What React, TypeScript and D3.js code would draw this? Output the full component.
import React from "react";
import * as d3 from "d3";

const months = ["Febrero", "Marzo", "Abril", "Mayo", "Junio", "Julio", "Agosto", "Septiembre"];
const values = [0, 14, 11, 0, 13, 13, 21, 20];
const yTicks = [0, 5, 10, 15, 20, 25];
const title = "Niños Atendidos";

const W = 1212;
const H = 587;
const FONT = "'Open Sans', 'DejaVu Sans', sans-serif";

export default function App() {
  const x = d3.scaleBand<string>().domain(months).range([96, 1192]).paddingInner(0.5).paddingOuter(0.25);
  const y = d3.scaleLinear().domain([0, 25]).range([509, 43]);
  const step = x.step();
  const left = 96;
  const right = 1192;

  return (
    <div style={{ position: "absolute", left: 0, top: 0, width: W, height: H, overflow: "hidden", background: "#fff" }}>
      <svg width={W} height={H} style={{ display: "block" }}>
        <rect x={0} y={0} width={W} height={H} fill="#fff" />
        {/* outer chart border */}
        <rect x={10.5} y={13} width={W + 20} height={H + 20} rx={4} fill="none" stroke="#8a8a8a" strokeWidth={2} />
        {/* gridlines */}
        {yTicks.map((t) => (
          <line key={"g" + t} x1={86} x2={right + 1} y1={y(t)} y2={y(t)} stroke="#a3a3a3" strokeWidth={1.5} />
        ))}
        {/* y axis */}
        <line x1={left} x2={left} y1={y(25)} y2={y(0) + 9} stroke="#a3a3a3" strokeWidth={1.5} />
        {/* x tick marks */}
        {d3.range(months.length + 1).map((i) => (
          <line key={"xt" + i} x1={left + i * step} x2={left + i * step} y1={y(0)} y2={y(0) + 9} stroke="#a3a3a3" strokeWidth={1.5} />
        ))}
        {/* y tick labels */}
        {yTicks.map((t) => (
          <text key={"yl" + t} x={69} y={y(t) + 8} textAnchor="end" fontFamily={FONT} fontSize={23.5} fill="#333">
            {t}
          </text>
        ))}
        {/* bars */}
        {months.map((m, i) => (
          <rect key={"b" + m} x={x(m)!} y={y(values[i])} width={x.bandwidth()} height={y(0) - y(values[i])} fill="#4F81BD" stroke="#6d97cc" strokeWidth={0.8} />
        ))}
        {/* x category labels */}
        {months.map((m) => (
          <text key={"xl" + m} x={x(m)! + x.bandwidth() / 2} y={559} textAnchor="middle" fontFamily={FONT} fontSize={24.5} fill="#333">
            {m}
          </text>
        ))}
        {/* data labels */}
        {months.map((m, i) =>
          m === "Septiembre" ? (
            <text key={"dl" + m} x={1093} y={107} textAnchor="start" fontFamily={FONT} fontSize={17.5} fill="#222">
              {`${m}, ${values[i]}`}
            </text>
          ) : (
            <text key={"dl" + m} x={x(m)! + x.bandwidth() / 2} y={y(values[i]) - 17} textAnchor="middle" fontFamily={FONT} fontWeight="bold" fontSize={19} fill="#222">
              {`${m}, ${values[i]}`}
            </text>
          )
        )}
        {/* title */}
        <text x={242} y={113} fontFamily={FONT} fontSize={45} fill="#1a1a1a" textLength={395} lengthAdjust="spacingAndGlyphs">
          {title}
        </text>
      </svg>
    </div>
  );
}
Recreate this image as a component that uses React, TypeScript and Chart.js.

→ What you have to do
Keep only those lines of the records that hold "this", and return them.

→ Reply to the exercise
What React, TypeScript and D3.js code would draw this? Output the full component.
Recreate this image as a component that uses React, TypeScript and Chart.js.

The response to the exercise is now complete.